The Cask Data Application Platform (CDAP) is an integrated, open source application development platform for the Hadoop ecosystem that provides developers with data and application abstractions to simplify and accelerate application development.
—
CDAP provides comprehensive support for batch and streaming data processing through native integration with Apache MapReduce and Apache Spark.
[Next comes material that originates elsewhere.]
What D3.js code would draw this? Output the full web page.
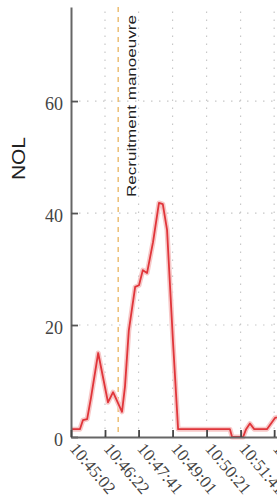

These processing frameworks enable scalable data transformation, analytics, and machine learning workflows.
CDAP's MapReduce integration provides a familiar programming model with enhanced features for dataset access, metrics collection, and operational control.
import io.cdap.cdap.api.mapreduce.*;
import org.apache.hadoop.mapreduce.*;
// MapReduce program interface
public interface MapReduce extends ProgramLifecycle<MapReduceContext> {
void configure(MapReduceConfigurer configurer);
}
// Abstract MapReduce implementation
public abstract class AbstractMapReduce
extends AbstractPluginConfigurable<MapReduceConfigurer>
implements MapReduce {
@Override
public void initialize(MapReduceContext context) throws Exception {
// Initialize MapReduce resources
// Configure Hadoop Job here
}
@Override
public void destroy() {
// Cleanup MapReduce resources
}
}
// MapReduce configurer interface
public interface MapReduceConfigurer
extends DatasetConfigurer, ProgramConfigurer, PluginConfigurer {
void setDriverResources(Resources resources);
void setMapperResources(Resources resources);
void setReducerResources(Resources resources);
}// MapReduce runtime context
public interface MapReduceContext
extends SchedulableProgramContext, RuntimeContext, DatasetContext,
ServiceDiscoverer, PluginContext, LineageRecorder {
// Hadoop Job configuration
Job getHadoopJob() throws IOException;
void setInput(Input input);
void addInput(Input input);
void setOutput(Output output);
void addOutput(Output output);
// Workflow integration
void write(String key, Object value);
// Resource access
Map<String, LocalizeResource> getResourcesToLocalize();
void localize(String name, URI uri);
void localize(String name, URI uri, boolean archive);
}
// Task-level context for mapper and reducer
public interface MapReduceTaskContext<KEYOUT, VALUEOUT>
extends SchedulableProgramContext, TaskLocalizationContext, RuntimeContext,
DatasetContext, ServiceDiscoverer, PluginContext {
// Hadoop context access
TaskAttemptContext getHadoopContext();
// Metrics and progress
void progress();
void setStatus(String msg);
Counter getCounter(String groupName, String counterName);
Counter getCounter(Enum<?> counterName);
}// Basic MapReduce program
public class WordCountMapReduce extends AbstractMapReduce {
@Override
public void configure(MapReduceConfigurer configurer) {
configurer.setName("WordCountMapReduce");
configurer.setDescription("Counts word occurrences in input data");
// Set resource requirements
configurer.setDriverResources(new Resources(512, 1));
configurer.setMapperResources(new Resources(1024, 1));
configurer.setReducerResources(new Resources(1024, 1));
}
@Override
public void initialize(MapReduceContext context) throws Exception {
Job job = context.getHadoopJob();
// Configure input and output
context.setInput(Input.ofDataset("input_text"));
context.setOutput(Output.ofDataset("word_counts"));
// Configure Hadoop job
job.setMapperClass(WordMapper.class);
job.setCombinerClass(WordReducer.class);
job.setReducerClass(WordReducer.class);
job.setMapOutputKeyClass(Text.class);
job.setMapOutputValueClass(IntWritable.class);
job.setOutputKeyClass(Text.class);
job.setOutputValueClass(IntWritable.class);
}
// Mapper implementation
public static class WordMapper extends Mapper<byte[], String, Text, IntWritable> {
private final static IntWritable one = new IntWritable(1);
private Text word = new Text();
@Override
protected void map(byte[] key, String value, Context context)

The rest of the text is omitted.